Task to carry out: Write out each line that follows exactly as it stands, without the pictures.
[Data start]
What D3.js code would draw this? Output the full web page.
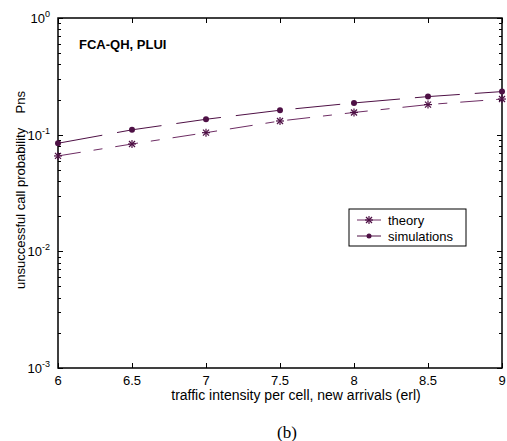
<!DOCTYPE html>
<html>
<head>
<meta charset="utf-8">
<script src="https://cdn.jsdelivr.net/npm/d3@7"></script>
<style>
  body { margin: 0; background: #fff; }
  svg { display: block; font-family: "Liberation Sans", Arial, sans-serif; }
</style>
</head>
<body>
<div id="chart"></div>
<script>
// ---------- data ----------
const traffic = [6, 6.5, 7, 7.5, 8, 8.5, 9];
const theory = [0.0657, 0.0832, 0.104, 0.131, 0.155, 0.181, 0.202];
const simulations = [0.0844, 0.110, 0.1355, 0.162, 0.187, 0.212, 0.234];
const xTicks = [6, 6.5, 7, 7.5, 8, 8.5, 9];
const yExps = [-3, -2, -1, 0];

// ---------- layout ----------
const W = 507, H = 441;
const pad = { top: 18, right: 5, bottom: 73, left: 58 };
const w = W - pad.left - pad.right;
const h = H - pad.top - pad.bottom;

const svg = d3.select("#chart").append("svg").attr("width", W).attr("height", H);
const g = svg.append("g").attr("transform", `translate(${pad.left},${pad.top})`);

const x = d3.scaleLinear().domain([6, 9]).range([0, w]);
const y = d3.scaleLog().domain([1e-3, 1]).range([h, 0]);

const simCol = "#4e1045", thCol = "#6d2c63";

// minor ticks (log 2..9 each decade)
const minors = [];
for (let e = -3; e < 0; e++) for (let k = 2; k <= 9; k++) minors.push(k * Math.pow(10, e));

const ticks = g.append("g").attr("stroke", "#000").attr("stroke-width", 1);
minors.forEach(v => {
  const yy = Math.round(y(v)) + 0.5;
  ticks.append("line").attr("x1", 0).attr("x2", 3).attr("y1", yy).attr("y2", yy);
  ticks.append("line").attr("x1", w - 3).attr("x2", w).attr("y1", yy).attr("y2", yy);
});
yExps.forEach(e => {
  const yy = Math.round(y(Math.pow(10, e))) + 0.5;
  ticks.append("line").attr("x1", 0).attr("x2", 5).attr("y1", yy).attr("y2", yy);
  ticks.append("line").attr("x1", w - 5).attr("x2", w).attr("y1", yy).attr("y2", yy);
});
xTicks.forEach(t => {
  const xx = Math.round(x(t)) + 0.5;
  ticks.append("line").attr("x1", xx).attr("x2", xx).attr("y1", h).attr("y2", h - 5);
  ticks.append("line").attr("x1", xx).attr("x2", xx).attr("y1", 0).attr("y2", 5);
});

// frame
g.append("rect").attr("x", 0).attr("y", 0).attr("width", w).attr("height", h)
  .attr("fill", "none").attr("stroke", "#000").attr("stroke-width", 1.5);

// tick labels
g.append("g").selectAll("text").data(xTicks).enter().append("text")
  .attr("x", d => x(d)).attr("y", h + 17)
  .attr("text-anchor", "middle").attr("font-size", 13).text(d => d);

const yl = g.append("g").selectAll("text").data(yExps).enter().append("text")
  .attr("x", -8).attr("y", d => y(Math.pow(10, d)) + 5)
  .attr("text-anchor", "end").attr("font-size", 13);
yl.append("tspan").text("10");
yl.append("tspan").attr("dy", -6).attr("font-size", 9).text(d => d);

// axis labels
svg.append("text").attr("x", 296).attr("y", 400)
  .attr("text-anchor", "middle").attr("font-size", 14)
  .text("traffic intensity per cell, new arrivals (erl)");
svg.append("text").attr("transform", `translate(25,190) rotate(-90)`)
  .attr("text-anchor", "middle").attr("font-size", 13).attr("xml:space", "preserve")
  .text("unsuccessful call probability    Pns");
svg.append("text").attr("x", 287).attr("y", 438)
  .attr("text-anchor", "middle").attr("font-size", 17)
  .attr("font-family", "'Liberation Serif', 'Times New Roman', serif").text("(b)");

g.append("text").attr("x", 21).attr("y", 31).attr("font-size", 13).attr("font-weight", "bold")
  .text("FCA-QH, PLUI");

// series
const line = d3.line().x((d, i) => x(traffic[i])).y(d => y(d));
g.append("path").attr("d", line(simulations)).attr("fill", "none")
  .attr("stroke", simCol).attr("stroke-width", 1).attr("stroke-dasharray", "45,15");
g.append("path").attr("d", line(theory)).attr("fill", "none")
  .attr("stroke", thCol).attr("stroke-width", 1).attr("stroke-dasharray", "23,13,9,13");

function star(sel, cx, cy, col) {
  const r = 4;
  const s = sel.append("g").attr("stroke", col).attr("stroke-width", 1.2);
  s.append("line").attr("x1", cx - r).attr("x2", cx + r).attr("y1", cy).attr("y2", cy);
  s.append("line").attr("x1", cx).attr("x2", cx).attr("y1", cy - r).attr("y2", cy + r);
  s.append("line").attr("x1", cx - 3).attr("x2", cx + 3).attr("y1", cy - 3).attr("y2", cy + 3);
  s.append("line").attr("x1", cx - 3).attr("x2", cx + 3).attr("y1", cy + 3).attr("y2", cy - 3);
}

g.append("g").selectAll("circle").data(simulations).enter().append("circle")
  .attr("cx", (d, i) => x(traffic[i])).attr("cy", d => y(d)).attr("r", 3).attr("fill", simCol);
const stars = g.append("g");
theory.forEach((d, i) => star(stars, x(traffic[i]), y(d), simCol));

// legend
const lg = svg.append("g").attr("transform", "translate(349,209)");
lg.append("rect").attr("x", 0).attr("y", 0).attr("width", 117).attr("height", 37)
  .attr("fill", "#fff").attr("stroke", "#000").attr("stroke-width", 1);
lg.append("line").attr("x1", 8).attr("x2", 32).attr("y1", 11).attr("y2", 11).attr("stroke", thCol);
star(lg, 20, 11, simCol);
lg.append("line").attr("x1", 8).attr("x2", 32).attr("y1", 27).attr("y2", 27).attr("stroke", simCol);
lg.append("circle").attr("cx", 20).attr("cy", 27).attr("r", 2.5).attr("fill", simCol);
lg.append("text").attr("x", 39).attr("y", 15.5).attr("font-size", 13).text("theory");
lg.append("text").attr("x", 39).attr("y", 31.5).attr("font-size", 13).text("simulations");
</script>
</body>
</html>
[Data end]
Response to the task:
What D3.js code would draw this? Output the full web page.
<!DOCTYPE html>
<html>
<head>
<meta charset="utf-8">
<script src="https://cdn.jsdelivr.net/npm/d3@7"></script>
<style>
  body { margin: 0; background: #fff; }
  svg { display: block; font-family: "Liberation Sans", Arial, sans-serif; }
</style>
</head>
<body>
<div id="chart"></div>
<script>
// ---------- data ----------
const traffic = [6, 6.5, 7, 7.5, 8, 8.5, 9];
const theory = [0.0657, 0.0832, 0.104, 0.131, 0.155, 0.181, 0.202];
const simulations = [0.0844, 0.110, 0.1355, 0.162, 0.187, 0.212, 0.234];
const xTicks = [6, 6.5, 7, 7.5, 8, 8.5, 9];
const yExps = [-3, -2, -1, 0];

// ---------- layout ----------
const W = 507, H = 441;
const pad = { top: 18, right: 5, bottom: 73, left: 58 };
const w = W - pad.left - pad.right;
const h = H - pad.top - pad.bottom;

const svg = d3.select("#chart").append("svg").attr("width", W).attr("height", H);
const g = svg.append("g").attr("transform", `translate(${pad.left},${pad.top})`);

const x = d3.scaleLinear().domain([6, 9]).range([0, w]);
const y = d3.scaleLog().domain([1e-3, 1]).range([h, 0]);

const simCol = "#4e1045", thCol = "#6d2c63";

// minor ticks (log 2..9 each decade)
const minors = [];
for (let e = -3; e < 0; e++) for (let k = 2; k <= 9; k++) minors.push(k * Math.pow(10, e));

const ticks = g.append("g").attr("stroke", "#000").attr("stroke-width", 1);
minors.forEach(v => {
  const yy = Math.round(y(v)) + 0.5;
  ticks.append("line").attr("x1", 0).attr("x2", 3).attr("y1", yy).attr("y2", yy);
  ticks.append("line").attr("x1", w - 3).attr("x2", w).attr("y1", yy).attr("y2", yy);
});
yExps.forEach(e => {
  const yy = Math.round(y(Math.pow(10, e))) + 0.5;
  ticks.append("line").attr("x1", 0).attr("x2", 5).attr("y1", yy).attr("y2", yy);
  ticks.append("line").attr("x1", w - 5).attr("x2", w).attr("y1", yy).attr("y2", yy);
});
xTicks.forEach(t => {
  const xx = Math.round(x(t)) + 0.5;
  ticks.append("line").attr("x1", xx).attr("x2", xx).attr("y1", h).attr("y2", h - 5);
  ticks.append("line").attr("x1", xx).attr("x2", xx).attr("y1", 0).attr("y2", 5);
});

// frame
g.append("rect").attr("x", 0).attr("y", 0).attr("width", w).attr("height", h)
  .attr("fill", "none").attr("stroke", "#000").attr("stroke-width", 1.5);

// tick labels
g.append("g").selectAll("text").data(xTicks).enter().append("text")
  .attr("x", d => x(d)).attr("y", h + 17)
  .attr("text-anchor", "middle").attr("font-size", 13).text(d => d);

const yl = g.append("g").selectAll("text").data(yExps).enter().append("text")
  .attr("x", -8).attr("y", d => y(Math.pow(10, d)) + 5)
  .attr("text-anchor", "end").attr("font-size", 13);
yl.append("tspan").text("10");
yl.append("tspan").attr("dy", -6).attr("font-size", 9).text(d => d);

// axis labels
svg.append("text").attr("x", 296).attr("y", 400)
  .attr("text-anchor", "middle").attr("font-size", 14)
  .text("traffic intensity per cell, new arrivals (erl)");
svg.append("text").attr("transform", `translate(25,190) rotate(-90)`)
  .attr("text-anchor", "middle").attr("font-size", 13).attr("xml:space", "preserve")
  .text("unsuccessful call probability    Pns");
svg.append("text").attr("x", 287).attr("y", 438)
  .attr("text-anchor", "middle").attr("font-size", 17)
  .attr("font-family", "'Liberation Serif', 'Times New Roman', serif").text("(b)");

g.append("text").attr("x", 21).attr("y", 31).attr("font-size", 13).attr("font-weight", "bold")
  .text("FCA-QH, PLUI");

// series
const line = d3.line().x((d, i) => x(traffic[i])).y(d => y(d));
g.append("path").attr("d", line(simulations)).attr("fill", "none")
  .attr("stroke", simCol).attr("stroke-width", 1).attr("stroke-dasharray", "45,15");
g.append("path").attr("d", line(theory)).attr("fill", "none")
  .attr("stroke", thCol).attr("stroke-width", 1).attr("stroke-dasharray", "23,13,9,13");

function star(sel, cx, cy, col) {
  const r = 4;
  const s = sel.append("g").attr("stroke", col).attr("stroke-width", 1.2);
  s.append("line").attr("x1", cx - r).attr("x2", cx + r).attr("y1", cy).attr("y2", cy);
  s.append("line").attr("x1", cx).attr("x2", cx).attr("y1", cy - r).attr("y2", cy + r);
  s.append("line").attr("x1", cx - 3).attr("x2", cx + 3).attr("y1", cy - 3).attr("y2", cy + 3);
  s.append("line").attr("x1", cx - 3).attr("x2", cx + 3).attr("y1", cy + 3).attr("y2", cy - 3);
}

g.append("g").selectAll("circle").data(simulations).enter().append("circle")
  .attr("cx", (d, i) => x(traffic[i])).attr("cy", d => y(d)).attr("r", 3).attr("fill", simCol);
const stars = g.append("g");
theory.forEach((d, i) => star(stars, x(traffic[i]), y(d), simCol));

// legend
const lg = svg.append("g").attr("transform", "translate(349,209)");
lg.append("rect").attr("x", 0).attr("y", 0).attr("width", 117).attr("height", 37)
  .attr("fill", "#fff").attr("stroke", "#000").attr("stroke-width", 1);
lg.append("line").attr("x1", 8).attr("x2", 32).attr("y1", 11).attr("y2", 11).attr("stroke", thCol);
star(lg, 20, 11, simCol);
lg.append("line").attr("x1", 8).attr("x2", 32).attr("y1", 27).attr("y2", 27).attr("stroke", simCol);
lg.append("circle").attr("cx", 20).attr("cy", 27).attr("r", 2.5).attr("fill", simCol);
lg.append("text").attr("x", 39).attr("y", 15.5).attr("font-size", 13).text("theory");
lg.append("text").attr("x", 39).attr("y", 31.5).attr("font-size", 13).text("simulations");
</script>
</body>
</html>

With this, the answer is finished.